Aim:
Repeat the material exactly, every line of it.

Information provided:
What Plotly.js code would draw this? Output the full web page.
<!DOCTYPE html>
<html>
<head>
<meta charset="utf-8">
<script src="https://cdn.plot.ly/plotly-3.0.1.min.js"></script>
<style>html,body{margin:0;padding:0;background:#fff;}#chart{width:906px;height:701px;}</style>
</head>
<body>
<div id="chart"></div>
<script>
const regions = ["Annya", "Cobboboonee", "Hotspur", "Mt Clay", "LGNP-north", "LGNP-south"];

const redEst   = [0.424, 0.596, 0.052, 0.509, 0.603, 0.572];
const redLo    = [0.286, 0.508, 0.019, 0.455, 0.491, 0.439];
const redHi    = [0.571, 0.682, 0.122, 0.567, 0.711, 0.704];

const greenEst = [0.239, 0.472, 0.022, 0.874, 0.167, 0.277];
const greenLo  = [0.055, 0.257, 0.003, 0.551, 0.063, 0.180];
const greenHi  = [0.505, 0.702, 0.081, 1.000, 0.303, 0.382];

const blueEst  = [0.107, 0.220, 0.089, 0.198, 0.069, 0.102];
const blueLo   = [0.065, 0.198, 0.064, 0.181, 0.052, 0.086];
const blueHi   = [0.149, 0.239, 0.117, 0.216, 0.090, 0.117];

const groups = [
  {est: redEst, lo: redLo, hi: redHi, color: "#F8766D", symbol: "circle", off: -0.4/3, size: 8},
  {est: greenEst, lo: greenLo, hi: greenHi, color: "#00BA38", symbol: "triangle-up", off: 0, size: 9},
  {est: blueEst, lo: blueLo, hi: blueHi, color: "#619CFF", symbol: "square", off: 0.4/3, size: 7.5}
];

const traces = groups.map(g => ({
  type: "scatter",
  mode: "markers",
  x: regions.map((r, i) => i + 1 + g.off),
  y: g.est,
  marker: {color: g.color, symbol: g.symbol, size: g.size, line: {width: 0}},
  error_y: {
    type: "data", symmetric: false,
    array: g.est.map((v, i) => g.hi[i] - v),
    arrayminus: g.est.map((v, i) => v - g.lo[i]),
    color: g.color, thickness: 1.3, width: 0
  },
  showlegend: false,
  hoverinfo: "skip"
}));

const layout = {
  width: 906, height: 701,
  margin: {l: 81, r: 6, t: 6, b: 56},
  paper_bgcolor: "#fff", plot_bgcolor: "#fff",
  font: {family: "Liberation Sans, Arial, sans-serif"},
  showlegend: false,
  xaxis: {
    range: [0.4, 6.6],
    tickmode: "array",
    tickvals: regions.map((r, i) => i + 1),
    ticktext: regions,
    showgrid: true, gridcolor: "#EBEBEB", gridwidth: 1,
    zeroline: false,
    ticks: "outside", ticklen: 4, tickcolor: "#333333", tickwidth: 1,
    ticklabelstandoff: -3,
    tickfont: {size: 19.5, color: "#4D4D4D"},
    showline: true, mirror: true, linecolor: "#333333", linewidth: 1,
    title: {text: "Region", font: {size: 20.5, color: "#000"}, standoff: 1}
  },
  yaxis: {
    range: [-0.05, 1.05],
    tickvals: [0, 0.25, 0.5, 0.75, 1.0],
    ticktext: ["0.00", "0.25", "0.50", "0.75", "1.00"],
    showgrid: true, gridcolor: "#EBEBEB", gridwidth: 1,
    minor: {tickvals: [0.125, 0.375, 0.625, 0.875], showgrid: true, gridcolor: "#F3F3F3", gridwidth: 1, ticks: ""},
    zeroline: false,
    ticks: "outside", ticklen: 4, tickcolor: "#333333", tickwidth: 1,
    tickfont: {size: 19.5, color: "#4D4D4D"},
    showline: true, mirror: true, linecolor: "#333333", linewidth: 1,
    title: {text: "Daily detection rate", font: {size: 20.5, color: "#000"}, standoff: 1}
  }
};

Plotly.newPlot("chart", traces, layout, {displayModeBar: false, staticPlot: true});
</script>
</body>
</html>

Answer below:
What Plotly.js code would draw this? Output the full web page.
<!DOCTYPE html>
<html>
<head>
<meta charset="utf-8">
<script src="https://cdn.plot.ly/plotly-3.0.1.min.js"></script>
<style>html,body{margin:0;padding:0;background:#fff;}#chart{width:906px;height:701px;}</style>
</head>
<body>
<div id="chart"></div>
<script>
const regions = ["Annya", "Cobboboonee", "Hotspur", "Mt Clay", "LGNP-north", "LGNP-south"];

const redEst   = [0.424, 0.596, 0.052, 0.509, 0.603, 0.572];
const redLo    = [0.286, 0.508, 0.019, 0.455, 0.491, 0.439];
const redHi    = [0.571, 0.682, 0.122, 0.567, 0.711, 0.704];

const greenEst = [0.239, 0.472, 0.022, 0.874, 0.167, 0.277];
const greenLo  = [0.055, 0.257, 0.003, 0.551, 0.063, 0.180];
const greenHi  = [0.505, 0.702, 0.081, 1.000, 0.303, 0.382];

const blueEst  = [0.107, 0.220, 0.089, 0.198, 0.069, 0.102];
const blueLo   = [0.065, 0.198, 0.064, 0.181, 0.052, 0.086];
const blueHi   = [0.149, 0.239, 0.117, 0.216, 0.090, 0.117];

const groups = [
  {est: redEst, lo: redLo, hi: redHi, color: "#F8766D", symbol: "circle", off: -0.4/3, size: 8},
  {est: greenEst, lo: greenLo, hi: greenHi, color: "#00BA38", symbol: "triangle-up", off: 0, size: 9},
  {est: blueEst, lo: blueLo, hi: blueHi, color: "#619CFF", symbol: "square", off: 0.4/3, size: 7.5}
];

const traces = groups.map(g => ({
  type: "scatter",
  mode: "markers",
  x: regions.map((r, i) => i + 1 + g.off),
  y: g.est,
  marker: {color: g.color, symbol: g.symbol, size: g.size, line: {width: 0}},
  error_y: {
    type: "data", symmetric: false,
    array: g.est.map((v, i) => g.hi[i] - v),
    arrayminus: g.est.map((v, i) => v - g.lo[i]),
    color: g.color, thickness: 1.3, width: 0
  },
  showlegend: false,
  hoverinfo: "skip"
}));

const layout = {
  width: 906, height: 701,
  margin: {l: 81, r: 6, t: 6, b: 56},
  paper_bgcolor: "#fff", plot_bgcolor: "#fff",
  font: {family: "Liberation Sans, Arial, sans-serif"},
  showlegend: false,
  xaxis: {
    range: [0.4, 6.6],
    tickmode: "array",
    tickvals: regions.map((r, i) => i + 1),
    ticktext: regions,
    showgrid: true, gridcolor: "#EBEBEB", gridwidth: 1,
    zeroline: false,
    ticks: "outside", ticklen: 4, tickcolor: "#333333", tickwidth: 1,
    ticklabelstandoff: -3,
    tickfont: {size: 19.5, color: "#4D4D4D"},
    showline: true, mirror: true, linecolor: "#333333", linewidth: 1,
    title: {text: "Region", font: {size: 20.5, color: "#000"}, standoff: 1}
  },
  yaxis: {
    range: [-0.05, 1.05],
    tickvals: [0, 0.25, 0.5, 0.75, 1.0],
    ticktext: ["0.00", "0.25", "0.50", "0.75", "1.00"],
    showgrid: true, gridcolor: "#EBEBEB", gridwidth: 1,
    minor: {tickvals: [0.125, 0.375, 0.625, 0.875], showgrid: true, gridcolor: "#F3F3F3", gridwidth: 1, ticks: ""},
    zeroline: false,
    ticks: "outside", ticklen: 4, tickcolor: "#333333", tickwidth: 1,
    tickfont: {size: 19.5, color: "#4D4D4D"},
    showline: true, mirror: true, linecolor: "#333333", linewidth: 1,
    title: {text: "Daily detection rate", font: {size: 20.5, color: "#000"}, standoff: 1}
  }
};

Plotly.newPlot("chart", traces, layout, {displayModeBar: false, staticPlot: true});
</script>
</body>
</html>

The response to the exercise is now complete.